Stated exercise => Here are some records; copy every line that holds the word "matplotlib".
** begin Data to use **
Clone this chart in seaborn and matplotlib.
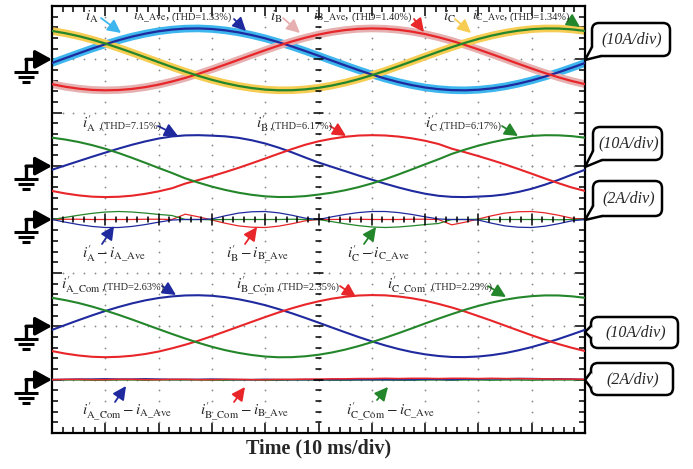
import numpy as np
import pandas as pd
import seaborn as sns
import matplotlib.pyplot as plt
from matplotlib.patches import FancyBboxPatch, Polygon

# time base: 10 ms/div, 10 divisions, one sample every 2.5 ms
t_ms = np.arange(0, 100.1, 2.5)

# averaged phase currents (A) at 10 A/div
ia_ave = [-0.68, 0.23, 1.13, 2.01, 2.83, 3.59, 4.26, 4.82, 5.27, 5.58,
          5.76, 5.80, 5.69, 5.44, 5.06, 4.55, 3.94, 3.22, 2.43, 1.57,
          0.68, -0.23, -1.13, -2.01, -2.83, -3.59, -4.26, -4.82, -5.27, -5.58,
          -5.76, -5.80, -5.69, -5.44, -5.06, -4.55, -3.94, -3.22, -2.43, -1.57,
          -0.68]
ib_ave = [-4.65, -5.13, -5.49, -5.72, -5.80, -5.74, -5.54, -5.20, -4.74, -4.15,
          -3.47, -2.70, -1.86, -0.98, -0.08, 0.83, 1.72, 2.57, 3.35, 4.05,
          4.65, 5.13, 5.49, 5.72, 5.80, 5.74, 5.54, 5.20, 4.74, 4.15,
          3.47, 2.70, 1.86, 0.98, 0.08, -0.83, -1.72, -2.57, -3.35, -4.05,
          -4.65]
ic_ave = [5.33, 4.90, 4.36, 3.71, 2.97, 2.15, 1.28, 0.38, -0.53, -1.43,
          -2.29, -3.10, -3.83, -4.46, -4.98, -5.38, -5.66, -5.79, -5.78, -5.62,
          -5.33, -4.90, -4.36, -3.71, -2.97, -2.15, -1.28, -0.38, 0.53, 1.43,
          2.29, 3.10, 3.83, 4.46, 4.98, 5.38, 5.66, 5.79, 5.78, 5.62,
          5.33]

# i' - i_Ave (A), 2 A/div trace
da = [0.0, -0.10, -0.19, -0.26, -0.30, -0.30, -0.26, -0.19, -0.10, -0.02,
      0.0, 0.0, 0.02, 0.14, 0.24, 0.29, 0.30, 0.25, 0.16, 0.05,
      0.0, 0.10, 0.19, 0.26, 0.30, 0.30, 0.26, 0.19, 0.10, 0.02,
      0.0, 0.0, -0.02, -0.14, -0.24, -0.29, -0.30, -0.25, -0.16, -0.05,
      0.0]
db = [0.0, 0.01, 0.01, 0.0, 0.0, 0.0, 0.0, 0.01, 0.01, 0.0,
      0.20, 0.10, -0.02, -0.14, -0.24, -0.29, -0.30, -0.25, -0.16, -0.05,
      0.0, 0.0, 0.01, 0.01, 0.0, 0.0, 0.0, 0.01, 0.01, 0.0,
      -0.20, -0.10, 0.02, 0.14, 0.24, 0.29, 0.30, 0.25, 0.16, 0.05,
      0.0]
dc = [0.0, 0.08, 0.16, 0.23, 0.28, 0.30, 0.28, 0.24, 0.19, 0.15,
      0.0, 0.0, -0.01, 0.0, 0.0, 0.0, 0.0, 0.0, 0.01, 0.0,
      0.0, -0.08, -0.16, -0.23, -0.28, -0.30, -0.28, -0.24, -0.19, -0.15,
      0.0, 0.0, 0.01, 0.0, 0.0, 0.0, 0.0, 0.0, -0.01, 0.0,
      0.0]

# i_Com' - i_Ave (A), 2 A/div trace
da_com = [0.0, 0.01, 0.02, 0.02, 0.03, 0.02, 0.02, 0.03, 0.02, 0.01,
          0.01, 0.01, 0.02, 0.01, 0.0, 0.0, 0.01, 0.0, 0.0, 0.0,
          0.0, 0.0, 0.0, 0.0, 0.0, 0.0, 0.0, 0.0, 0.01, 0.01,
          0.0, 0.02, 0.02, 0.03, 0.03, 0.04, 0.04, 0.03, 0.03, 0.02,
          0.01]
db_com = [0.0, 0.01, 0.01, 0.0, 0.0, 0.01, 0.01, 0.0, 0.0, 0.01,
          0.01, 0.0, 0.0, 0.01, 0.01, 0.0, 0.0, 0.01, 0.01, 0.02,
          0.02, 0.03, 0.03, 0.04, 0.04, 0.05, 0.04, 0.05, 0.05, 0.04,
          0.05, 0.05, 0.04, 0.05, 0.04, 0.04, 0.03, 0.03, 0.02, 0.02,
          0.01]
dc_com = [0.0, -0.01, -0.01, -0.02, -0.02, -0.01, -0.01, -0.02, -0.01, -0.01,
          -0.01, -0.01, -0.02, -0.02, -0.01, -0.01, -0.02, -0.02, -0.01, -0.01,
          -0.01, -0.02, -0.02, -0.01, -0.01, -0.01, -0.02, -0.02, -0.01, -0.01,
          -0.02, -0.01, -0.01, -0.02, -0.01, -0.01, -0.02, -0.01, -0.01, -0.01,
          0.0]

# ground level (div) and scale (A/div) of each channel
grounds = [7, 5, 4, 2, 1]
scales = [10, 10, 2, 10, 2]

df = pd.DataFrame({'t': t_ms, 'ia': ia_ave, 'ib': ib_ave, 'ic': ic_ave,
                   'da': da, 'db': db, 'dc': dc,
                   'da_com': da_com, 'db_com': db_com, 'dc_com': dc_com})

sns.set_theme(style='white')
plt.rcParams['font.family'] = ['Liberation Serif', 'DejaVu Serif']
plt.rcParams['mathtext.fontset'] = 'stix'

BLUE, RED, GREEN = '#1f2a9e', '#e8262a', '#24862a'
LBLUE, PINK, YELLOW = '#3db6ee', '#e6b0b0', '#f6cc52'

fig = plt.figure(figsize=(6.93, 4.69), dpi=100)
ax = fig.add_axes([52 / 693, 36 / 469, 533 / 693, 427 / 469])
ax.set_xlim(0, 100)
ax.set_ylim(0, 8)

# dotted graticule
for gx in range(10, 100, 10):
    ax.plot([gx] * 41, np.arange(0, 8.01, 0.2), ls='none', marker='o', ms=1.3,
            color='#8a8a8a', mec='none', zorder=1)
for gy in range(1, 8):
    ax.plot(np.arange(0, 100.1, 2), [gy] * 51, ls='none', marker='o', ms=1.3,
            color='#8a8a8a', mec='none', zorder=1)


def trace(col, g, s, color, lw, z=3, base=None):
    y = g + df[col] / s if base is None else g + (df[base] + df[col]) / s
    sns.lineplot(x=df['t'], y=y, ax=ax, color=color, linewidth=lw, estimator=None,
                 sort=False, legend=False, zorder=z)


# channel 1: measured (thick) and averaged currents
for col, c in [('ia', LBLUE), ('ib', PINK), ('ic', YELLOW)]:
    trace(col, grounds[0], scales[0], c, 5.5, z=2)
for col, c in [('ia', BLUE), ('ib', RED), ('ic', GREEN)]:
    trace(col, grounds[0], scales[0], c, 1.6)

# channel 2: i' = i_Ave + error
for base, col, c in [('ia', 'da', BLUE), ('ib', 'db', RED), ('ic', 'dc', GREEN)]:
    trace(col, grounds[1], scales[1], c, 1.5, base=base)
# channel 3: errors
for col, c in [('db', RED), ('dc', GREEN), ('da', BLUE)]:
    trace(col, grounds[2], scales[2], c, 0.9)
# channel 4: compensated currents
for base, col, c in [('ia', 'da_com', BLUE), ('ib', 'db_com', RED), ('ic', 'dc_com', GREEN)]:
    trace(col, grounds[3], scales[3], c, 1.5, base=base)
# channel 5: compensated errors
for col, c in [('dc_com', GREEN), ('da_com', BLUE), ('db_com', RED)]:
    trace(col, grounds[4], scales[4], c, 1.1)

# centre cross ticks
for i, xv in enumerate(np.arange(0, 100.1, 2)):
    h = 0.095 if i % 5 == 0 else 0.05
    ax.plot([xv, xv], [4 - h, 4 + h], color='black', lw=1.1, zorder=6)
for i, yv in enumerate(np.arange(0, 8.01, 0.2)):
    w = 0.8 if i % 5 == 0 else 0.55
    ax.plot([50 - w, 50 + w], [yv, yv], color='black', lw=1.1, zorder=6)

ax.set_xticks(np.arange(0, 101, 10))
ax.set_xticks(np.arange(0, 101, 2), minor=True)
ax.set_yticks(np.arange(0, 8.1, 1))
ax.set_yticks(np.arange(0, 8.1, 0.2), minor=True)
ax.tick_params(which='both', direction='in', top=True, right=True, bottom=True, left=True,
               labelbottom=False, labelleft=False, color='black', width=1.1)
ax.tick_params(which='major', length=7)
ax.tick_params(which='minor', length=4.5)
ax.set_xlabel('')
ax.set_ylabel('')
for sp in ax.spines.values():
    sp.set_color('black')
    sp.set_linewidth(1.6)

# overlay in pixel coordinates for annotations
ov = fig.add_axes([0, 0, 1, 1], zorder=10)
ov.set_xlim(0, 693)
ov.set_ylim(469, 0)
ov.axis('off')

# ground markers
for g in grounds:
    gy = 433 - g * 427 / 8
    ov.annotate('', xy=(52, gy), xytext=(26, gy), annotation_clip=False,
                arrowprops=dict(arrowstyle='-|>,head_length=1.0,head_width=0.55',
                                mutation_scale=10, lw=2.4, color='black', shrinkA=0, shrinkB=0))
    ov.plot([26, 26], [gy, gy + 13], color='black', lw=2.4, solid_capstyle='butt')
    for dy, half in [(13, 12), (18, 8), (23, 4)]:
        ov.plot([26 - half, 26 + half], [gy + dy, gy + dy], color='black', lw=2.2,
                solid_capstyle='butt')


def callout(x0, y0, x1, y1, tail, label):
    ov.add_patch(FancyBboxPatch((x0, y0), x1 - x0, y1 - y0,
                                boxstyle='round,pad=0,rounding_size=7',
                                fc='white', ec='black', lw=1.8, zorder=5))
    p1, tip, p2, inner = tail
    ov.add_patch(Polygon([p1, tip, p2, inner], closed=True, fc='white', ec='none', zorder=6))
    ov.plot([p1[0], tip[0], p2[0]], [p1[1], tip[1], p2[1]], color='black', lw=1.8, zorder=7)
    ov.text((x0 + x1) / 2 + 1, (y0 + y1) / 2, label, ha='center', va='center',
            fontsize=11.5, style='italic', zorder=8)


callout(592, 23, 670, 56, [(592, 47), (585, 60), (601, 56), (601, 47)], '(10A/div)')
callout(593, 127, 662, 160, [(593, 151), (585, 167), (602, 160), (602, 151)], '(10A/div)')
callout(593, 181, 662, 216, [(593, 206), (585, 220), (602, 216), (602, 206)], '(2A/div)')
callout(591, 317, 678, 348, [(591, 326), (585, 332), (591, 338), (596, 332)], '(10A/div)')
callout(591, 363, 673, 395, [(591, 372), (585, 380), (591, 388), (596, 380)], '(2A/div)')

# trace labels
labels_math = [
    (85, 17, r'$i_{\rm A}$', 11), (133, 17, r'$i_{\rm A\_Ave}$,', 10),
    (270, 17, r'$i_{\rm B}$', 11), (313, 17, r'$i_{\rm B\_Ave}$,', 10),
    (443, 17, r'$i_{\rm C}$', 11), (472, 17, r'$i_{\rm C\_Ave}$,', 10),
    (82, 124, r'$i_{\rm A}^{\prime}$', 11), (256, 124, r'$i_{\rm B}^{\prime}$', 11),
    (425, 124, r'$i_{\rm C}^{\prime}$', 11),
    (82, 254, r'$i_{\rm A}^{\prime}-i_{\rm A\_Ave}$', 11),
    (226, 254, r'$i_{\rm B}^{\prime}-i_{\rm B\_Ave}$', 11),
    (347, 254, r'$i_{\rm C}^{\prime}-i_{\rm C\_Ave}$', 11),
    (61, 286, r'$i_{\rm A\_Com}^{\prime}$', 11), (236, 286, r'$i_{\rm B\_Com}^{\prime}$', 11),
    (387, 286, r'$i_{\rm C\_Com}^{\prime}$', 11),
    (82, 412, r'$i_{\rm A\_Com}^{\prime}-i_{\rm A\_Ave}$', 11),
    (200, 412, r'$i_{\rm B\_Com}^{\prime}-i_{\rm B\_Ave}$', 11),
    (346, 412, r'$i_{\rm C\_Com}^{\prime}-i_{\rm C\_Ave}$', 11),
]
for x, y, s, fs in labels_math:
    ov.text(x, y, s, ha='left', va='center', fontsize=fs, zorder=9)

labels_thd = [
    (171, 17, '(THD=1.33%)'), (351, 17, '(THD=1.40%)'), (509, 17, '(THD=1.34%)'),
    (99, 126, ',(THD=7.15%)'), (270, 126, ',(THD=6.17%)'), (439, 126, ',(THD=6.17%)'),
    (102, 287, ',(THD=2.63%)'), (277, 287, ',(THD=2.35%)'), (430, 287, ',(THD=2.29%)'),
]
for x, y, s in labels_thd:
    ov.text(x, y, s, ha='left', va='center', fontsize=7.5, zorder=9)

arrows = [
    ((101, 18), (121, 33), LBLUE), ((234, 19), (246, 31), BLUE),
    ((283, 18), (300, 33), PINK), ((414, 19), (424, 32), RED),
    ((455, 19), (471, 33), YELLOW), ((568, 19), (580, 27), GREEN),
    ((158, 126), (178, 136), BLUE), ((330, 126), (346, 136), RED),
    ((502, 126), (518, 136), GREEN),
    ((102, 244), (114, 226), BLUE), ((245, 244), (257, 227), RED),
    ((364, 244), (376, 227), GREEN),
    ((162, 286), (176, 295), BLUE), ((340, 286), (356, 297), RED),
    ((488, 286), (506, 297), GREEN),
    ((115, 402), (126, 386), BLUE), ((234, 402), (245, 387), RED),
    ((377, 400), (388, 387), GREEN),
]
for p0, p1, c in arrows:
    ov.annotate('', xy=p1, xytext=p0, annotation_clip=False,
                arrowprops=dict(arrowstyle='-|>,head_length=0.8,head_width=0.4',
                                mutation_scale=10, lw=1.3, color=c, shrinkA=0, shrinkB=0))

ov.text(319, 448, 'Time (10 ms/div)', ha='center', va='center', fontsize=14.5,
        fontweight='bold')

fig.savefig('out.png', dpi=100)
** end Data to use **
** begin Data to use **
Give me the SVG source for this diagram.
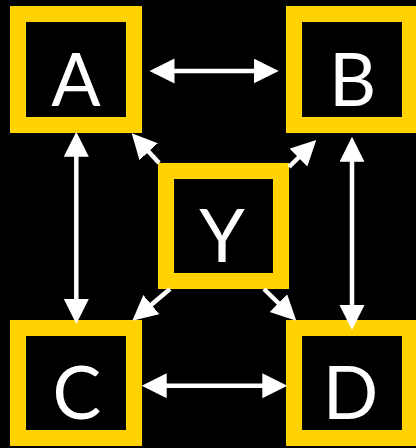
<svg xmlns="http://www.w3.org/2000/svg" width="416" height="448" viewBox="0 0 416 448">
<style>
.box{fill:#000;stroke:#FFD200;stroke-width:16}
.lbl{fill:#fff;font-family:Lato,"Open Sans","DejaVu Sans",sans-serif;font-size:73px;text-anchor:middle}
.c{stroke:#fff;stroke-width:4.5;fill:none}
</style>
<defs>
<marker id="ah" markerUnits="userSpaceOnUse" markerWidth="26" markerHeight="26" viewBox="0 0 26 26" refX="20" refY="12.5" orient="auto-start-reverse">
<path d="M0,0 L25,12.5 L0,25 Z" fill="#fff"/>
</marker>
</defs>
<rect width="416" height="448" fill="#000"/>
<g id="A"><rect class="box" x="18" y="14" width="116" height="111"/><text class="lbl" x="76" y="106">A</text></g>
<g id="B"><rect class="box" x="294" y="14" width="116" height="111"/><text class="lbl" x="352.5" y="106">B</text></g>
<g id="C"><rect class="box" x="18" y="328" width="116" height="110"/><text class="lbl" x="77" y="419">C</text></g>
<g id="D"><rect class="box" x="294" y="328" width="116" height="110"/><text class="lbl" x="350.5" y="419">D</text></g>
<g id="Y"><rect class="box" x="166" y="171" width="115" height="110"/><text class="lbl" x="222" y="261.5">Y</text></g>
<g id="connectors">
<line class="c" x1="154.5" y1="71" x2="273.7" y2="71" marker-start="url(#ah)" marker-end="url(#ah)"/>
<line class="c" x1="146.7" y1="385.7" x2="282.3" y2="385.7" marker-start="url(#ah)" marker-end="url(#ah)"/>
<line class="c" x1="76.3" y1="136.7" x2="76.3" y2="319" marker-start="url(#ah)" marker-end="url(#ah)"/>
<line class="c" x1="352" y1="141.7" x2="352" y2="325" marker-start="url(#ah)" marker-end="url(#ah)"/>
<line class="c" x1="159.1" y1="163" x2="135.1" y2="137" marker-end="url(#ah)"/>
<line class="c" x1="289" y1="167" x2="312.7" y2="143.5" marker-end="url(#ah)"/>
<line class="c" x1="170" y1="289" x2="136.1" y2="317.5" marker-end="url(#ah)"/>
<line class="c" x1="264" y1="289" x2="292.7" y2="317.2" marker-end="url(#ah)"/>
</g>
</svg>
** end Data to use **
Result =>
Clone this chart in seaborn and matplotlib.
import matplotlib.pyplot as plt
from matplotlib.patches import FancyBboxPatch, Polygon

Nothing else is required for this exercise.